Auf dem Papier wird Osttirol sicherer: weniger angezeigte Delikte, stabile Aufklärung und erfreuliche Rückgänge bei Gewalt- und Sexualdelikten lassen die Region in einem besseren Licht erscheinen. Doch der Teufel steckt im Detail. Gerade im Bereich Suchtmittel und Cyberkriminalität vermutet die Polizei viele Fälle, die nie zur Anzeige kommen.
Nach einem Anstieg der Kriminalität im Jahr 2023 zeigt die Bilanz für 2024 einen leichten Rückgang: Die Zahl der angezeigten Delikte sank von 1773 auf 1712 – ein Minus von rund 3,4 Prozent. Die Aufklärungsquote blieb mit 61,9 Prozent stabil (2023: 61,8 Prozent). Besonders erfreulich ist der Rückgang bei strafbaren Handlungen gegen Leib und Leben: 357 Delikte wurden 2024 registriert, 7,3 Prozent weniger als im Vorjahr.
Auffällig ist dabei der deutliche Rückgang bei Körperverletzungen von 155 auf 141 Fälle (minus 9 Prozent) sowie bei Nötigungen, die sich fast halbierten (von 31 auf 16 Fälle). Einzig bei gefährlichen Drohungen wurde ein Anstieg von 45 auf 52 Fälle (plus 15,6 Prozent) verzeichnet. Auch bei den Delikten gegen die sexuelle Integrität und Selbstbestimmung ist ein deutlicher Rückgang zu beobachten: von 42 auf 19 Fälle. Die Aufklärungsquote liegt hier bei beachtlichen 84,2 Prozent.
Einbrüche und Sachbeschädigungen im Fokus
Im Gegensatz dazu stiegen die strafbaren Handlungen gegen fremdes Vermögen um 3,1 Prozent auf 890 Fälle. Besonders auffällig: Einbruchsdiebstähle in Keller stiegen von 11 auf 21 Delikte. Wohnungseinbrüche nahmen hingegen leicht ab (7 auf 6). Leichte Sachbeschädigungen nahmen um vier Prozent zu (von 177 auf 184 Delikte), schwere Sachbeschädigungen gingen von neun auf fünf Fälle zurück. Die Zahl der angezeigten Diebstähle stieg leicht von 228 auf 236 Fälle (plus 3,5 Prozent), während Erpressungen seltener wurden (von 20 auf 14 Delikte, minus 30 Prozent).

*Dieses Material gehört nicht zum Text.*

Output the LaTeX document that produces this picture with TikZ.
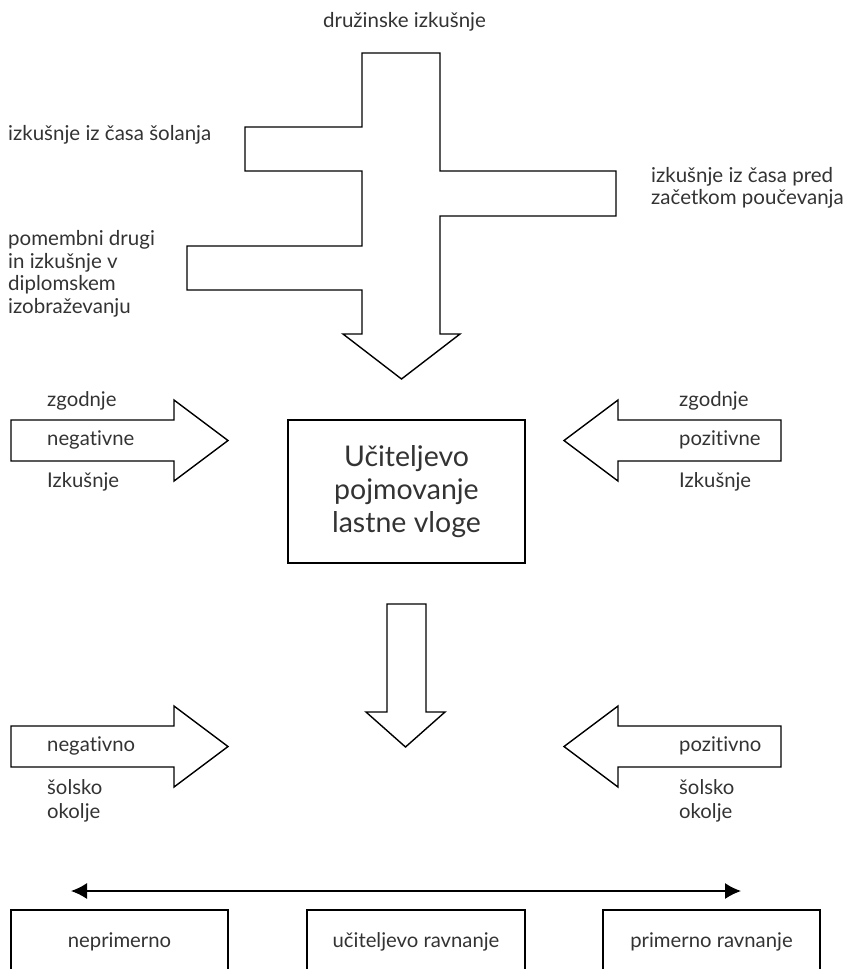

Suchtmittelkriminalität: Rückgang, aber Dunkelfeld bleibt
Ein Rückgang im Bereich der Suchtmittelkriminalität – von 209 auf 156 Fälle – klingt auf den ersten Blick positiv (minus 25,4 Prozent). Laut Bezirkspolizeikommandanten Michael Jaufer ist dieser Rückgang allerdings differenziert zu betrachten. Häufig klafft eine Lücke zwischen objektiver Datenlage und subjektivem Sicherheitsgefühl. Es wird vermutet, dass viele Verstöße im sogenannten „Dunkelfeld“ verbleiben – also unentdeckt oder nicht angezeigt werden. Jaufer: „Entsprechend wird die Polizei im Bezirk Lienz neue Wege suchen und beschreiten, um die Realität annäherungsweise besser abbilden zu können“.
Weniger Internetbetrug, mehr Cyberkriminalität
Die Zahl der Internetbetrügereien sank um fast 20 Prozent – von 193 auf 155 Fälle. Auch digitale Erpressungen gingen deutlich zurück (23 auf 16 Fälle, minus 30,4 Prozent). Doch während die klassischen Cyberkriminalitätsdelikte zurückgingen, stiegen die Fälle von „Money Mules“ – Personen, die sich für illegale Geldtransfers rekrutieren lassen – von 52 auf 71.
Die Polizei bleibt wachsam
„Insgesamt hat sich gezeigt, dass die Schwerpunktthemen richtig gesetzt wurden. Diese werden für 2025 wiederum an die aktuellen Entwicklungen angepasst“, sagt der Bezirkspolizeikommandant. Für das kommende Jahr plant das Bezirkspolizeikommando verstärkte Öffentlichkeitsarbeit, insbesondere zu IT-Sicherheitsthemen. Die sichtbare Präsenz von Polizeistreifen im öffentlichen Raum habe sich bewährt und werde weiterhin forciert. Ein besonderes Augenmerk liegt zudem auf Gewalt im privaten Umfeld: Speziell geschulte Ansprechpartner stehen Betroffenen zur Verfügung – auch in Zusammenarbeit mit Opferschutzeinrichtungen.